The Mercedes-AMG Project One has been in the works for the better part of three years, and now that the final production model is close to completion — customer deliveries are expected to start later this year — Mercedes-AMG is just as quick to remind everyone that the Project One, or just ONE, as it will eventually be called, is a car without a rival.

To hammer that point home, the automaker released a 43-second clip showing the ONE in its now-familiar red and silver livery terrorizing a race track as many expect it could.

The video is all about Mercedes-AMG flexing the ONE hypercar. We’ll give the German automaker its due this time; the ONE is a staggering piece of automotive engineering, developed in large part using Mercedes’ championship-winning Formula One technology. The ONE is Mercedes-AMG’s masterpiece, and it’s safe to say that the folks over at Affalterbach, Germany are confident that they have a hypercar that, as the clip claims, “unmeasured, unrivaled, and unreal.”

However, there are other hypercars that are in various stages of development. We haven’t heard a lot from Aston Martin and the Valkyrie in some time, but the supercar is also expected to arrive sometime this year. Some electric hypercars are also about to hit the market, including the Pininfarina Battista and the Rimac C_Two. Both models are in various stages of development, and both Pininfarina and Rimac could something to say about Mercedes-AMG’s claims for the ONE hypercar.

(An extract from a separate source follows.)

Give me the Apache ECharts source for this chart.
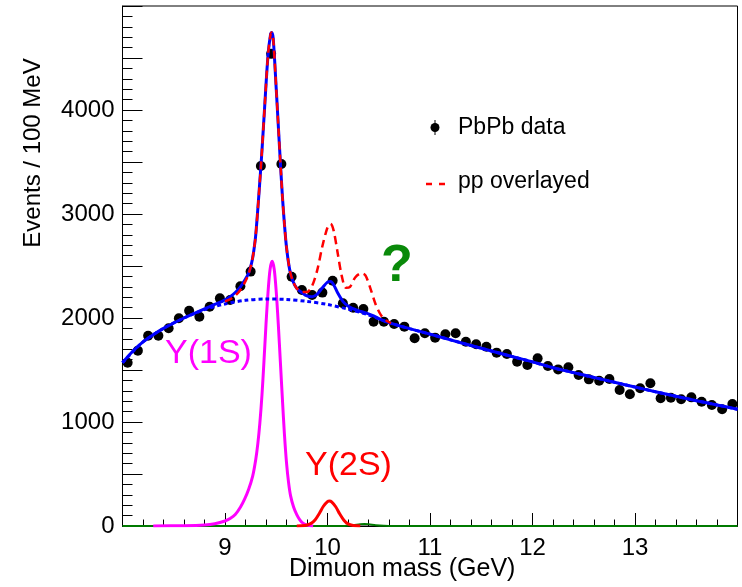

The ONE is a monster that’s powered by a powertrain adapted from Lewis Hamilton’s championship-winning Mercedes F1 W06 Hybrid race car from the 2015 F1 season. It features a 1.6-liter turbocharged V-6 engine and four electric motors that combine to produce north of 1,000 horsepower. Mercedes-AMG hasn’t announced the official figures yet, but a report from The Supercar Blog back in October 2020 claimed that the ONE’s combined output would be around 1,200 horsepower.

Only 275 units of the AMG ONE are going to be built; each unit comes with a price of $2.7 million, and all 275 units are accounted for.